Saint-Exupéry was himself welcomed to his new home by Toto Lauberg, a Toulousian mechanic famous as much for his devotion to la Ligne as that to red wine and Pernod, which he found in greater supply than water in the desert. At his side was his pet monkey, who had obligingly learned to share Toto’s tastes. “Say hello to the boss, ma cocotte,” Toto advised Kiki. Toto, who doubled as the Cape Juby cook, repaired the planes making stopovers at Juby; a second mechanic, Marchal, younger and sturdier, made repairs farther from home. Toto reminded Saint-Exupéry of a system the inhabitants of the barrack had ingeniously devised to discourage nighttime visitors; the Spanish relied on fortress walls, so well-guarded that Saint-Exupéry had once nearly met his death at the hands of an overzealous sentry, baffled by the presence of a non-Spanish-speaking caller during a late-night sandstorm. The French barrack counted on a magneto that, powered by a small propeller, electrified the door handle. Legend has it that Saint-Exupéry took note of the invention but forgot about it come morning, when he brusquely opened the door. The invention did fall out of use after his arrival; in Daurat’s words, at Juby “locks and bolts did not interest Saint-Exupéry much, as the magic of his own personality was enough to protect him.”
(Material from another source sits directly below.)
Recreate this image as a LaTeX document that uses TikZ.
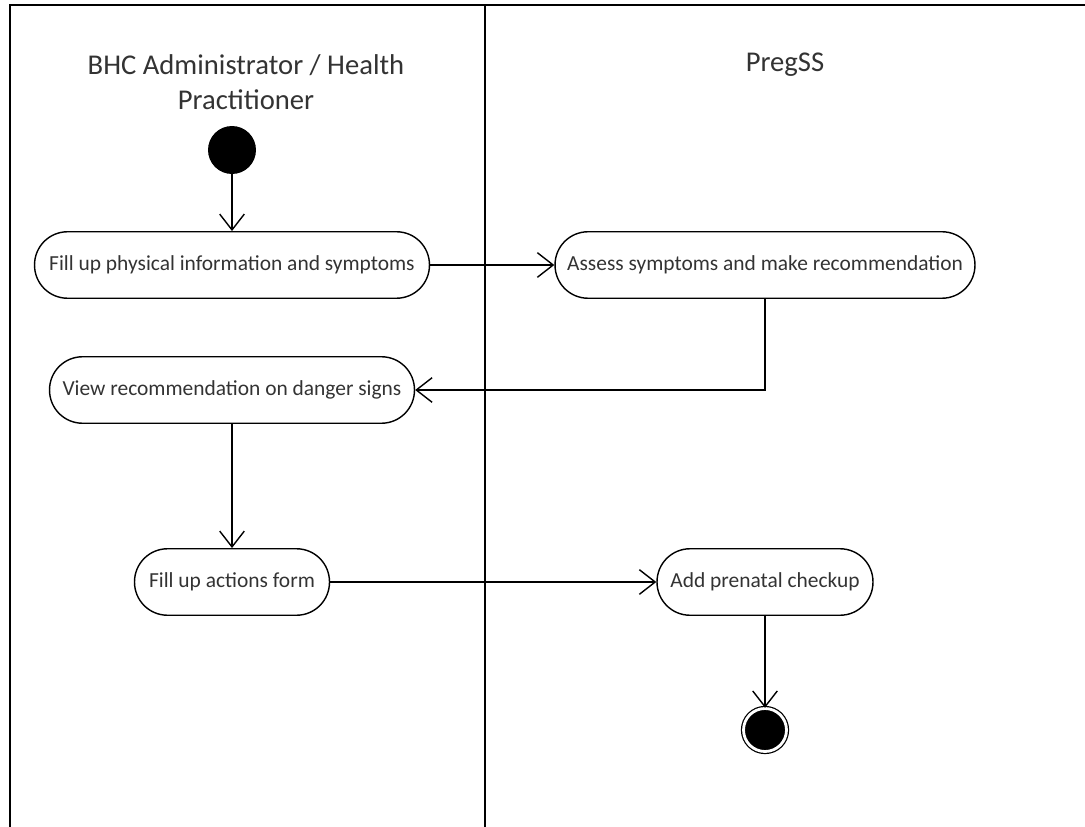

Dinners at Juby, which took place around a long wooden table bordered by a set of mismatched chairs, were nothing short of picturesque, even with the pet hyena banished to the outdoors because of the smell. Henry Delaunay, another Aéropostale pilot, left a priceless portrait of an evening when Juby hosted a full house. To the regulars were added Henri Guillaumet and René Riguelle, who had flown the Dakar mail north that afternoon, and Mermoz and Delaunay, who would continue with it to Casablanca the next morning. The reigning atmosphere was that of a boys’ dormitory: Mermoz, dressed only in pantaloons, sits handsomely in the corner, entirely engrossed in a crossword puzzle. Riguelle has tied the Juby dog to the slats of Me
rmoz’s chair, and waits for the meal that is about to appear, guaranteed to activate the hungry animal. Marchal, eager to set the prank in motion, is negotiating with Toto about the order of the courses, a subject about which Toto’s sense of propriety is not easily corrupted. Suddenly all attention is diverted by Kiki, who is noisily chomping on a razor blade. Every piece of fruit in sight is propelled in the monkey’s direction before Marchal can explain that this is the third time in the course of a week that the animal has worked her cleverness. Meanwhile Toto lobbies for everyone to convey his dinner requests to the Moor who has been recruited as maître d’hôtel. Attila speaks not a word of French, and swaddled in his blue veils looks better suited to do battle with a sandstorm than with a group of boisterous Frenchmen. Guillaumet scribbles word games on the tablecloth, delighting in tripping up Saint-Exupéry, who plays along with grudging humor and induces general hilarity when he finally informs Guillaumet: “This is id-i-ot-ic.” The evening draws to an end with Saint-Exupéry skillfully hypnotizing Toto while Delaunay tries not to think about what he will do the next morning if the fog rolls in as he follows Mermoz north, which it will.